Ou seja, eles propõem um formato de apagar os dados sem “quebrar” a cadeia de blockchain e sem necessidade de modificar o protocolo de transações usado atualmente.
Para isso, sempre que um dado é apagado da blockchain, seriam necessários somente dois procedimentos diferentes:
1) Os nós passam a ignorar e não retransmitem transações não processadas cuja validação depende de dados apagados.
2) Se uma transação dependente de dados apagados é incluída, o blockchain assume que as verificações das operações relacionadas com os dados apagados foram realizadas positivamente.
“Em essência”, explicam os pesquisadores, “para o subconjunto de transações e blocos para o qual a validação depende diretamente dos dados brutos apagados (e apenas para esse subconjunto), o nó de apagamento assume um modo de validação semelhante à verificação de pagamentos simplificados (SPV)”.
Razões para apagar dados de blockchains
Entre as razões que sustentam necessidades de apagar dados de blockchains, as mais fortes são jurídicas. As principais delas, apontadas pelo estudo, são:
- Respeito do Direito Penal – Potencialmente, as blockchains podem armazenar e distribuir dados dos quais o armazenamento e a distribuição são ilegais em determinados países ou estados. Em certos casos, a responsabilidade penal dos operadores de nós pode ser evitada quando a exclusão de dados é possível. É o caso por exemplo da pornografia infantil.
- Privacidade e proteção de dados – Como sabemos, garantias de privacidade para dados incluídos em uma blockchain pública não é algo trivial do ponto de vista técnico. Se não houver precauções explícitas tomadas, a confidencialidade é próxima de zero. Já em usos não financeiros, existe a possibilidade de publicação de dados que ofendem a privacidade sem consentimento, por exemplo em práticas de doxing. Se a justiça determina a retirada desses conteúdos, o operador terá de encerrar os nós que trabalha. A não ser que tivesse uma forma efetiva de apagar, localmente, trechos da blockchain.
- Outras normas legais, éticas e sociais – Os pontos levantados são apenas uma pequena seleção de razões para se ter a possibilidade de uma supressão local do conteúdo de um nó completo de blockchain. O estudo lembra ainda problemas jurídicos em relação a direitos de propriedade intelectual, difamação, distribuição de malware, só para citar alguns exemplos.
Incentivo ao aumento dos nós
Os pesquisadores fazem uma análise interessante que indica a possibilidade de um aumento do número de nós da blockchain, caso seja implantando um modelo de apagamento local.
Eles refletem que um possível operador de nó se vê sempre com uma escolha binária: ou ele implanta um nó completo, e neste caso terá de armazenar todos os dados que qualquer pessoa já adicionou ao blockchain, ou participa como um cliente.

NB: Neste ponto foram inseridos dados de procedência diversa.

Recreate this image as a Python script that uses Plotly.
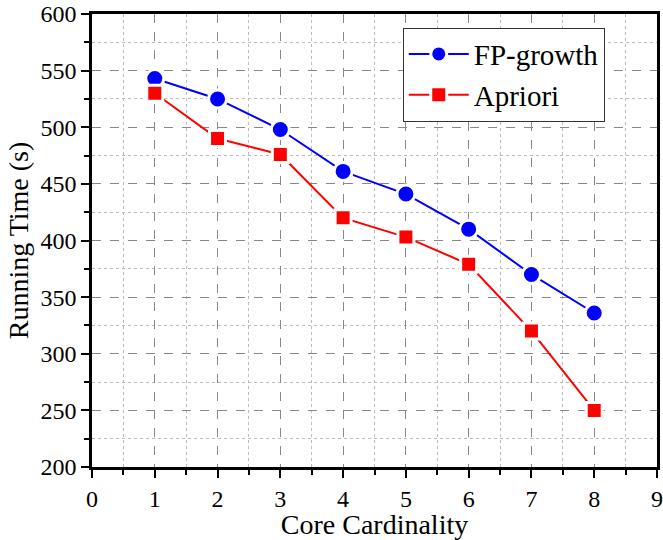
import plotly.graph_objects as go

cores = [1, 2, 3, 4, 5, 6, 7, 8]
fp_growth = [543, 525, 498, 461, 441, 410, 370, 336]
apriori = [530, 490, 476, 420, 403, 379, 320, 250]

font_family = "Liberation Serif"

fig = go.Figure()
fig.add_trace(go.Scatter(
    x=cores, y=fp_growth, name="FP-growth", mode="lines+markers",
    line=dict(color="#0000FF", width=2),
    marker=dict(symbol="circle", size=18, color="#0000FF", line=dict(color="white", width=3)),
))
fig.add_trace(go.Scatter(
    x=cores, y=apriori, name="Apriori", mode="lines+markers",
    line=dict(color="#FF0000", width=2),
    marker=dict(symbol="square", size=16, color="#FF0000", line=dict(color="white", width=3)),
))

fig.update_layout(
    width=663, height=540,
    margin=dict(l=92, r=6, t=14, b=73, autoexpand=False),
    paper_bgcolor="white", plot_bgcolor="white",
    font=dict(family=font_family, color="black", size=24),
    legend=dict(
        x=0.55, y=0.97, xanchor="left", yanchor="top",
        bgcolor="white", bordercolor="#333333", borderwidth=1,
        font=dict(size=29, family=font_family),
        itemwidth=60, tracegroupgap=0,
    ),
    showlegend=True,
)

fig.update_xaxes(
    range=[0, 9], dtick=1, tick0=0, automargin=False,
    showline=True, linecolor="black", linewidth=2.5, mirror=True,
    ticks="outside", ticklen=8, tickwidth=2, tickcolor="black",
    showgrid=True, gridcolor="#888888", griddash="dash", gridwidth=1,
    minor=dict(dtick=0.5, ticks="outside", ticklen=5, tickwidth=2, tickcolor="black",
               showgrid=True, gridcolor="#BBBBBB", griddash="dot", gridwidth=1),
    zeroline=False,
    title=dict(text="Core Cardinality", font=dict(size=28, family=font_family), standoff=0),
    tickfont=dict(size=24, family=font_family),
)
fig.update_yaxes(
    range=[200, 600], dtick=50, tick0=200, automargin=False,
    showline=True, linecolor="black", linewidth=2.5, mirror=True,
    ticks="outside", ticklen=8, tickwidth=2, tickcolor="black",
    showgrid=True, gridcolor="#888888", griddash="dash", gridwidth=1,
    minor=dict(dtick=25, ticks="outside", ticklen=5, tickwidth=2, tickcolor="black",
               showgrid=True, gridcolor="#BBBBBB", griddash="dot", gridwidth=1),
    zeroline=False,
    title=dict(text="Running Time (s)", font=dict(size=28, family=font_family), standoff=4),
    tickfont=dict(size=24, family=font_family),
)

fig.write_html("out.html", config={"displayModeBar": False},
               post_script="document.body.style.margin='0';")
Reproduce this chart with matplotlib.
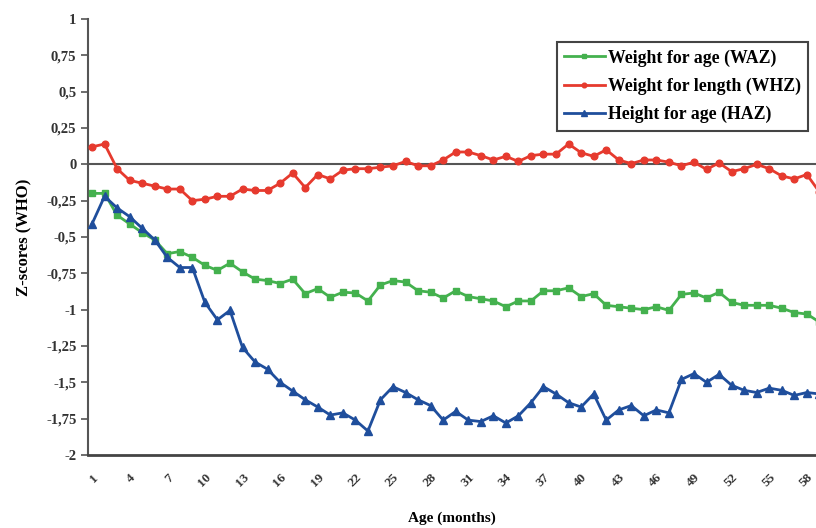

A questão é que as blockchains podem trazer informações arbitrárias, incluindo pornografia, materiais não autorizados por terceiros ou com outras questões legais e éticas controversas.
Por isso, se os operadores de nó puderem se recusar a armazenar e distribuir determinados dados, isso os incentivaria a criarem nós completos.
Discussão aprofundada
O estudo, como explicado, está disponível online e levanta inúmeras outras questões, trazendo tanto referências a outras abordagens de apagamento em blockchains, como discussões sobre segurança das informações e confiança dos usuários.
Vale a pena uma boa olhada, até porque são temas que podem motivar legislações e regulamentações diversas em diferentes países.